SOURCE MATERIAL
################
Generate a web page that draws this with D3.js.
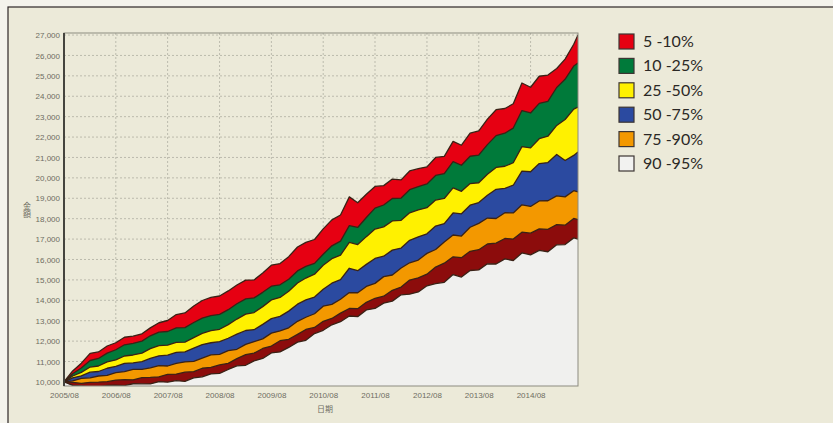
<!DOCTYPE html>
<html>
<head>
<meta charset="utf-8">
<script src="https://cdn.jsdelivr.net/npm/d3@7"></script>
<style>
  body { margin: 0; background: #f4f3ec; }
  svg { display: block; font-family: "Liberation Sans", Arial, sans-serif; }
</style>
</head>
<body>
<div id="chart"></div>
<script>
// months sampled every two months, 2005/08 .. 2015/07
var months = ["2005-08","2005-10","2005-12","2006-02","2006-04","2006-06","2006-08","2006-10","2006-12",
  "2007-02","2007-04","2007-06","2007-08","2007-10","2007-12","2008-02","2008-04","2008-06","2008-08",
  "2008-10","2008-12","2009-02","2009-04","2009-06","2009-08","2009-10","2009-12","2010-02","2010-04",
  "2010-06","2010-08","2010-10","2010-12","2011-02","2011-04","2011-06","2011-08","2011-10","2011-12",
  "2012-02","2012-04","2012-06","2012-08","2012-10","2012-12","2013-02","2013-04","2013-06","2013-08",
  "2013-10","2013-12","2014-02","2014-04","2014-06","2014-08","2014-10","2014-12","2015-02","2015-04",
  "2015-06","2015-07"];

// band boundaries (top edge of each band)
var pct5  = [10000,10540,10920,11400,11470,11760,11920,12190,12240,12360,12650,12900,13010,13300,13380,13720,13990,14140,14210,14460,14750,14990,15000,15340,15720,15800,16140,16610,16840,16980,17500,17940,18180,19070,18780,19200,19580,19620,19940,19900,20340,20450,20540,21000,21050,21790,21600,22190,22300,22880,23340,23400,23630,24650,24440,24980,25040,25360,25820,26550,27000];
var pct10 = [10000,10400,10680,11050,11150,11410,11577,11820,11890,12000,12260,12440,12470,12650,12660,12910,13130,13250,13310,13540,13830,14070,14120,14390,14690,14760,15030,15440,15660,15810,16260,16670,16900,17660,17570,18060,18520,18670,18990,19010,19420,19570,19700,20120,20210,20800,20620,21060,21120,21630,22070,22190,22440,23300,23180,23650,23750,24430,24830,25480,25630];
var pct25 = [10000,10290,10470,10730,10780,10980,11080,11270,11320,11410,11630,11780,11800,11940,11950,12170,12380,12510,12580,12810,13080,13320,13400,13690,14020,14140,14440,14850,15090,15280,15720,16040,16210,16840,16730,17120,17490,17600,17890,17920,18290,18430,18540,18910,18990,19510,19340,19720,19760,20180,20510,20570,20740,21530,21470,21920,22040,22570,22860,23370,23470];
var pct50 = [10000,10200,10300,10480,10510,10670,10760,10910,10930,10990,11150,11280,11310,11450,11470,11660,11830,11920,11970,12140,12340,12520,12560,12820,13100,13210,13470,13810,14020,14160,14540,14840,15010,15570,15450,15760,16050,16160,16460,16560,16940,17110,17260,17640,17760,18280,18240,18660,18790,19150,19440,19490,19640,20330,20300,20700,20750,21150,20850,21100,21270];
var pct75 = [10000,10050,10170,10200,10290,10320,10460,10500,10610,10615,10690,10800,10780,10910,10980,11010,11170,11330,11350,11530,11600,11840,11970,12110,12390,12500,12650,12970,13170,13340,13710,13800,14050,14380,14370,14680,14830,15160,15240,15580,15840,15970,16300,16490,16860,17200,17150,17580,17770,18030,18010,18290,18280,18680,18600,18870,18880,19120,19070,19370,19310];
var pct90 = [10000,9980,9930,9980,9990,10010,10090,10110,10105,10210,10220,10250,10370,10385,10480,10500,10670,10710,10830,10910,11140,11340,11410,11640,11760,12020,12090,12330,12570,12670,12970,13110,13370,13600,13590,13900,14100,14200,14490,14650,14990,15100,15280,15630,15820,16130,16090,16400,16480,16760,16800,17030,17000,17340,17290,17500,17480,17710,17680,18010,17950];
var pct95 = [10000,9830,9810,9750,9745,9830,9840,9820,9910,9905,9900,10010,9985,10065,10025,10200,10250,10390,10415,10610,10790,10815,11030,11150,11420,11470,11690,11950,12040,12370,12530,12800,12950,13230,13200,13530,13600,13860,13960,14270,14300,14410,14710,14820,14880,15260,15140,15460,15490,15790,15780,16030,15950,16320,16230,16450,16380,16720,16730,17060,17000];

var legendLabels = ["5 -10%", "10 -25%", "25 -50%", "50 -75%", "75 -90%", "90 -95%"];
var xTickLabels = ["2005/08","2006/08","2007/08","2008/08","2009/08","2010/08","2011/08","2012/08","2013/08","2014/08"];
var yTickValues = [10000,11000,12000,13000,14000,15000,16000,17000,18000,19000,20000,21000,22000,23000,24000,25000,26000,27000];

var bandColors = ["#e60012", "#007a3a", "#fff100", "#2b4aa0", "#f39800", "#8c0c0c", "#f0f0ee"];
var legendColors = ["#e60012", "#007a3a", "#fff100", "#2b4aa0", "#f39800", "#f2f2f0"];

var W = 833, H = 423;
var plot = {left: 64, top: 33, right: 578, bottom: 386};

var parseMonth = d3.timeParse("%Y-%m"),
    parseTick = d3.timeParse("%Y/%m");
var dates = months.map(parseMonth);

var x_scale = d3.scaleTime()
    .domain([parseMonth("2005-08"), parseMonth("2015-07")])
    .range([plot.left, plot.right]);
var y_scale = d3.scaleLinear()
    .domain([9800, 27100])
    .range([plot.bottom, plot.top]);

var svg = d3.select("#chart").append("svg").attr("width", W).attr("height", H);

// page + panel
svg.append("rect").attr("width", W).attr("height", H).attr("fill", "#f4f3ec");
svg.append("rect").attr("x", 8).attr("y", 7).attr("width", W + 20).attr("height", H + 20)
    .attr("fill", "#ecead9").attr("stroke", "#2e2626").attr("stroke-width", 1.2);

svg.append("clipPath").attr("id", "plotclip").append("rect")
    .attr("x", plot.left).attr("y", plot.top)
    .attr("width", plot.right - plot.left).attr("height", plot.bottom - plot.top);

// grid
var grid = svg.append("g").attr("class", "grid");
grid.selectAll(".hg").data(yTickValues).enter().append("line")
    .attr("x1", plot.left).attr("x2", plot.right)
    .attr("y1", function(d){ return y_scale(d); }).attr("y2", function(d){ return y_scale(d); })
    .attr("stroke", "#bcbbad").attr("stroke-dasharray", "2,2");
grid.selectAll(".vg").data(xTickLabels.map(parseTick)).enter().append("line")
    .attr("x1", function(d){ return x_scale(d); }).attr("x2", function(d){ return x_scale(d); })
    .attr("y1", plot.top).attr("y2", plot.bottom)
    .attr("stroke", "#bcbbad").attr("stroke-dasharray", "2,2");

// bands: each boundary filled down to the axis, drawn top to bottom
var series = [pct5, pct10, pct25, pct50, pct75, pct90, pct95];
var chart_g = svg.append("g").attr("clip-path", "url(#plotclip)");

var area = d3.area()
    .x(function(d, i){ return x_scale(dates[i]); })
    .y0(plot.bottom)
    .y1(function(d){ return y_scale(d); });
var line = d3.line()
    .x(function(d, i){ return x_scale(dates[i]); })
    .y(function(d){ return y_scale(d); });

series.forEach(function(s, k) {
  chart_g.append("path").datum(s).attr("d", area).attr("fill", bandColors[k]);
});
series.forEach(function(s) {
  chart_g.append("path").datum(s).attr("d", line)
    .attr("fill", "none").attr("stroke", "#3a2216").attr("stroke-width", 1.3)
    .attr("stroke-linejoin", "round");
});

// frame
svg.append("rect").attr("x", plot.left).attr("y", plot.top)
    .attr("width", plot.right - plot.left).attr("height", plot.bottom - plot.top)
    .attr("fill", "none").attr("stroke", "#8c8b80").attr("stroke-width", 1);
svg.append("line").attr("x1", plot.left).attr("x2", plot.left)
    .attr("y1", plot.top).attr("y2", plot.bottom)
    .attr("stroke", "#45443e").attr("stroke-width", 2);

// axes
var yAxis = d3.axisLeft(y_scale).tickValues(yTickValues)
    .tickFormat(d3.format(",")).tickSize(0).tickPadding(4);
var xAxis = d3.axisBottom(x_scale).tickValues(xTickLabels.map(parseTick))
    .tickFormat(d3.timeFormat("%Y/%m")).tickSize(0).tickPadding(6);

var yGroup = svg.append("g").attr("transform", "translate(" + plot.left + ",0)").call(yAxis);
var xGroup = svg.append("g").attr("transform", "translate(0," + plot.bottom + ")").call(xAxis);
[yGroup, xGroup].forEach(function(g) {
  g.select(".domain").remove();
  g.selectAll("text").attr("fill", "#6e6d62").attr("font-size", 8)
    .attr("font-family", "'Liberation Sans', Arial, sans-serif");
});

// axis titles
svg.append("text").attr("x", 325).attr("y", 412).attr("text-anchor", "middle")
    .attr("font-size", 8).attr("fill", "#6e6d62")
    .attr("font-family", "'Noto Sans CJK JP', sans-serif").text("日期");
svg.append("text").attr("x", 27).attr("y", 210).attr("text-anchor", "middle")
    .style("writing-mode", "vertical-rl")
    .attr("font-size", 8).attr("fill", "#6e6d62")
    .attr("font-family", "'Noto Sans CJK JP', sans-serif").text("金額");

// legend
var legend = svg.append("g").attr("transform", "translate(619,34)");
var items = legend.selectAll("g").data(legendLabels).enter().append("g")
    .attr("transform", function(d, i){ return "translate(0," + (i * 24.4) + ")"; });
items.append("rect").attr("width", 15).attr("height", 15)
    .attr("fill", function(d, i){ return legendColors[i]; })
    .attr("stroke", "#3d3533").attr("stroke-width", 1.2);
items.append("text").attr("x", 24).attr("y", 13)
    .attr("font-size", 16).attr("fill", "#2b2825")
    .attr("font-family", "Lato, 'Noto Sans', sans-serif")
    .text(function(d){ return d; });
</script>
</body>
</html>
################
EXERCISE OBJECTIVE
Say how many lines in this material hold "page", and say nothing else.

RESULT OF THE EXERCISE
2